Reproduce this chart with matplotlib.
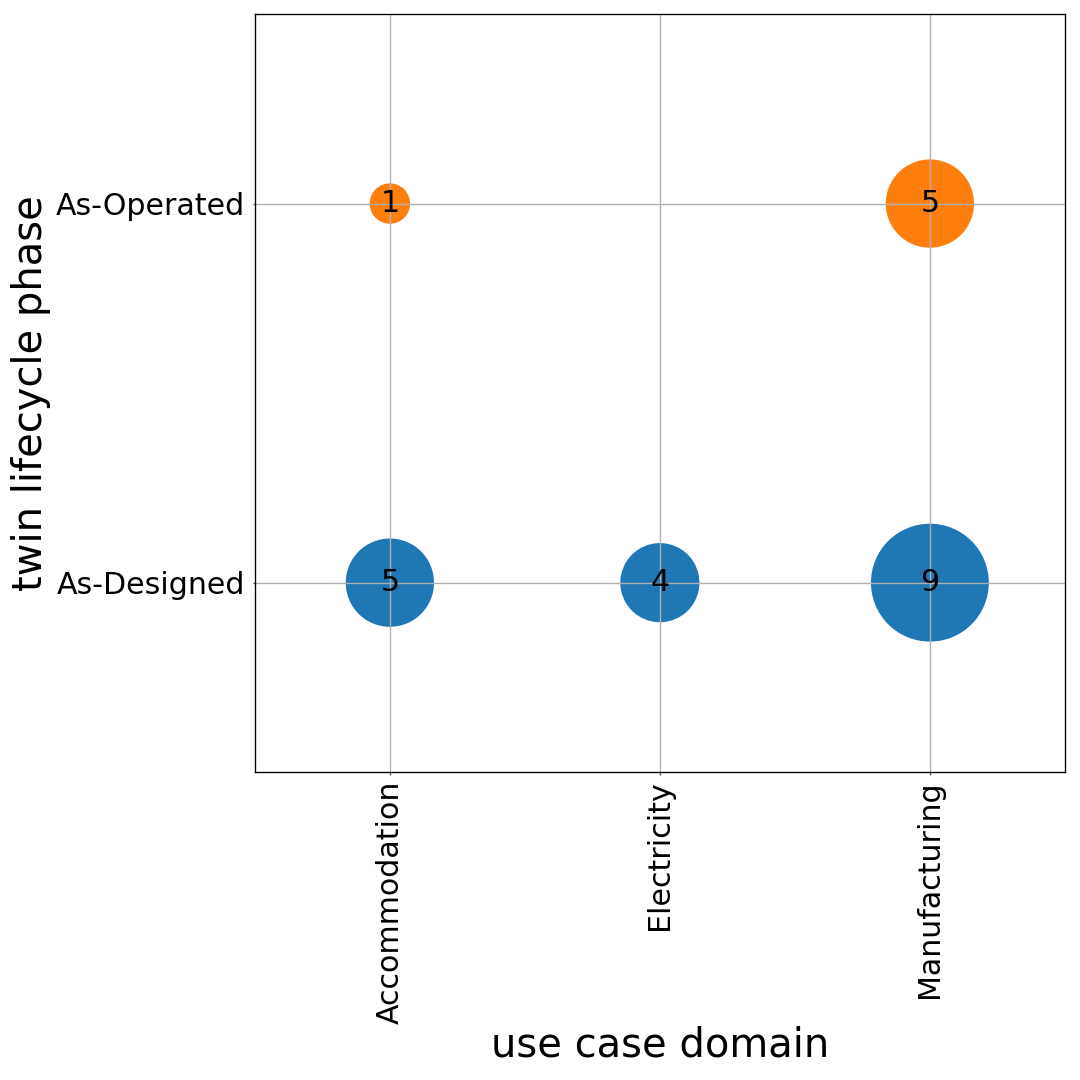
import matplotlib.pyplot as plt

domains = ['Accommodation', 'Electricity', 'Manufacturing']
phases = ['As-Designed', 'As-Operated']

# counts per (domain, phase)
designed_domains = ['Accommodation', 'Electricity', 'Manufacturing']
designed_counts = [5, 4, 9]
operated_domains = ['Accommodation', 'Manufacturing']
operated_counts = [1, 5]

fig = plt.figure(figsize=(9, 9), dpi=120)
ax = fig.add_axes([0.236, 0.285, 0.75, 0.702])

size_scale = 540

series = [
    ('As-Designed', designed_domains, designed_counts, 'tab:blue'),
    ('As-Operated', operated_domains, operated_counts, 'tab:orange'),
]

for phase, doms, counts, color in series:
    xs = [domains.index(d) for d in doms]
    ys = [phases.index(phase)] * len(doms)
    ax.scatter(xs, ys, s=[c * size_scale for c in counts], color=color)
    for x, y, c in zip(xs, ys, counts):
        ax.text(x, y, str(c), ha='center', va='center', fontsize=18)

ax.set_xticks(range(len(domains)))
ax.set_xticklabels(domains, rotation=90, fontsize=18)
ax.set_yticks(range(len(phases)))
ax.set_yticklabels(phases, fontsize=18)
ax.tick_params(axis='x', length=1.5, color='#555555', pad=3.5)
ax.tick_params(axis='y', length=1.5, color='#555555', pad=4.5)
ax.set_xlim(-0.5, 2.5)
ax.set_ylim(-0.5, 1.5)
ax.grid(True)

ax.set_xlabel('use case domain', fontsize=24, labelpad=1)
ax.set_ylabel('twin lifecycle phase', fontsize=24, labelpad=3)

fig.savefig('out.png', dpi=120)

-*-

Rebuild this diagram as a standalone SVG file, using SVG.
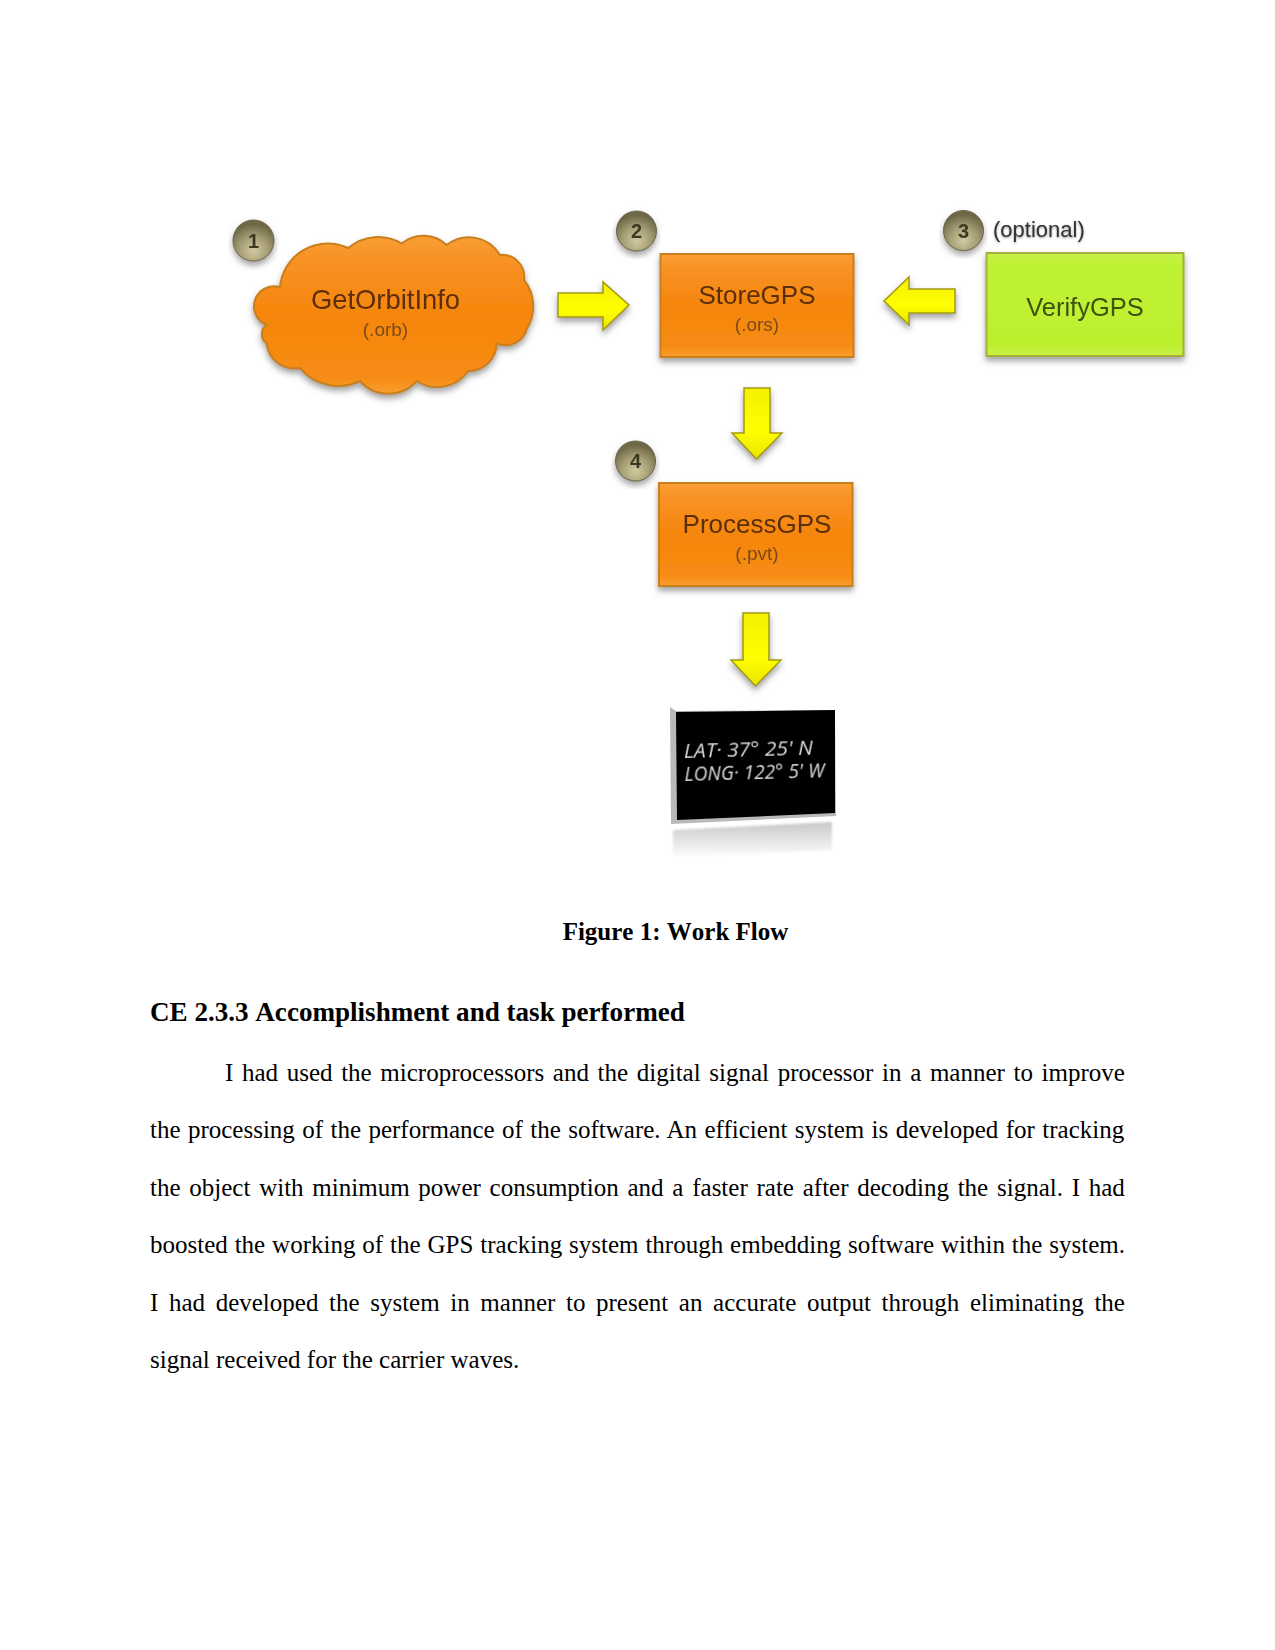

-*-

Give again, word for word, only the lines starting at the line with "Reproduce this chart with matplotlib." and ending at the line with "size_scale = 540", keeping both end lines; pictures stay out.

• Solution below
Reproduce this chart with matplotlib.
import matplotlib.pyplot as plt

domains = ['Accommodation', 'Electricity', 'Manufacturing']
phases = ['As-Designed', 'As-Operated']

# counts per (domain, phase)
designed_domains = ['Accommodation', 'Electricity', 'Manufacturing']
designed_counts = [5, 4, 9]
operated_domains = ['Accommodation', 'Manufacturing']
operated_counts = [1, 5]

fig = plt.figure(figsize=(9, 9), dpi=120)
ax = fig.add_axes([0.236, 0.285, 0.75, 0.702])

size_scale = 540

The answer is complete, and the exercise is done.